Major Changes — Stated Income Commercial Loans

Dramatic changes during the past year have resulted in more restrictive terms and availability for commercial mortgages and commercial loans based upon stated income underwriting.
Very few traditional lenders are currently using a stated income process (no income verification, no tax returns, no IRS Form 4506) for their commercial financing and commercial real estate loans. This development is directly related to problems which occurred with residential mortgage financing using a stated income approach. In this case, the many loan defaults which occurred with stated income residential financing provide lenders with a practical rationale to reduce or eliminate stated income commercial mortgage loans.
One major lender which had been providing stated income commercial loans as well as full documentation business financing suddenly stopped making commercial mortgages of all sizes and types. While it is clear that this particular lender had many financial problems, their decision to completely exit the small business mortgage market was surprising and has resulted in significant impacts at other commercial lenders.
For example, another commercial lender has reduced property types and commercial mortgage loan size for their stated income commercial real estate loan program. This lender has been a prominent national provider of stated income commercial loans. They have made drastic changes such as the following: (1) eliminated restaurants and many other businesses from their stated income programs; (2) significantly increased credit score requirements; and (3) reduced the maximum loan amounts for their stated income business financing.
Whether using a stated income commercial mortgage approach or a commercial real estate loan based on full documentation with financial statements and tax returns, there is a prominent income issue that is often overlooked by commercial borrowers. This factor involves the documentation of business income for the required appraisal. A business will still need to document several years of income to support an acceptable appraisal value even with stated income commercial loan underwriting. For a "full doc" business loan which usually requires three years of business and personal tax returns, lenders typically emphasize the existence of sufficient business income (documented by business tax returns and business financial statements) to cover loan payments rather than personal income levels (documented by personal tax returns).
The primary commercial financing programs where we have not yet seen changes in stated income underwriting involves business cash advances based on future credit card processing transactions. For most working capital advances using credit card factoring, tax returns and financial statements are not required. Income documentation might be necessary for a larger business cash advance, but this does not represent a more restrictive lending practice as financial statements and tax returns have traditionally been required for larger transactions.

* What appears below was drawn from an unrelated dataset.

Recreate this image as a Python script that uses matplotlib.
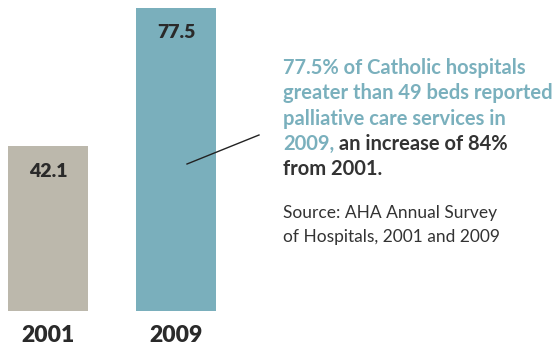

Many of the issues described above involve commercial loan strategies that are probably unfamiliar to most small business borrowers. It is particularly wise for business owners to discuss options with a commercial funding expert whenever such changes initially appear to
limit commercial finance possibilities.
As we have noted in several AEX Commercial Loans reports, there are rapidly-changing developments (in addition to modifications with stated income commercial financing) which will be negatively impacting most business financing in the United States for the foreseeable future.